The primary motivator is don't hit storage unnecessarily (performance). The secondary motivator is don't let storage leak membership via response timing or error shape (security). A Bloom-filter membership check on the hot path delivers both: fast negative on non-existent paths + uniform response shape to the attacker.

Structural defences

1. Membership check before storage fetch

The Vercel move. Check a compact in-memory filter before reaching to the authoritative (slower, potentially membership-leaking) store. Uniform response shape regardless of whether the filter was consulted or skipped — same 404 for non-existent paths whether they're filtered or fetched- then-404'd.

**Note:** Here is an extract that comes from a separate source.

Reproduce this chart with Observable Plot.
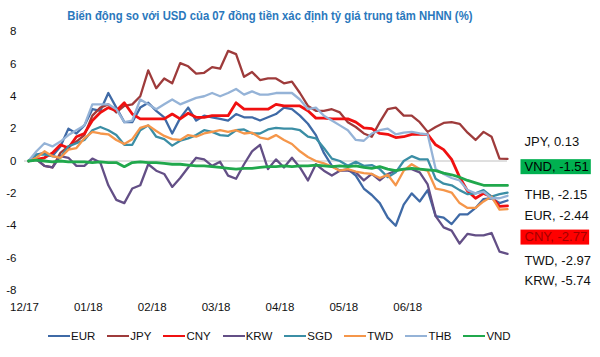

2. Authenticated membership

Hidden resources should be behind authentication, not just obscurity. A path's secrecy is "security through obscurity" and an attacker with enough patience always finds it.

3. Non-sequential identifiers

Use NanoIDs, UUIDs, ULIDs for resource IDs instead of sequential integers. Makes ID enumeration statistically impossible even if endpoint is unauthenticated. Complementary to concepts/nanoid-identifier.

4. Rate limiting and bot detection

A human user does not request 10,000 unique paths per minute. Bot-management products (Cloudflare Bot Management, Vercel BotID, Kasada) flag enumeration signatures.

5. robots.txt is not a defence

robots.txt tells compliant crawlers what not to crawl. Attackers use it as a reconnaissance hint — paths listed in robots.txt are the ones worth enumerating.

6. Consistent timing

If /real-path serves from a cache in 10 ms and /fake-path 404s in 2 ms, the attacker can distinguish them by timing alone. Membership-check-then-storage-fetch has the same timing for both cases (filter check dominates) — which is one reason Vercel's Bloom-filter substitution also helps security.

7. 404-as-403 opacity

Some systems return 404 uniformly for both "doesn't exist" and "exists but you can't see it" to prevent inferring membership via authorisation signals. Cost: legitimate users get an unhelpful 404 instead of a useful 403.

  • Directory traversal (../, ..\\) — different class; exploits path-parsing bugs to read files outside the web root. Mitigation is parsing hygiene, not membership checks.
  • Forced browsing — requesting URLs the application doesn't link but hasn't protected (same root cause as enumeration, different name).
  • Subdomain enumeration — DNS-level path enumeration. Same reconnaissance shape; different layer.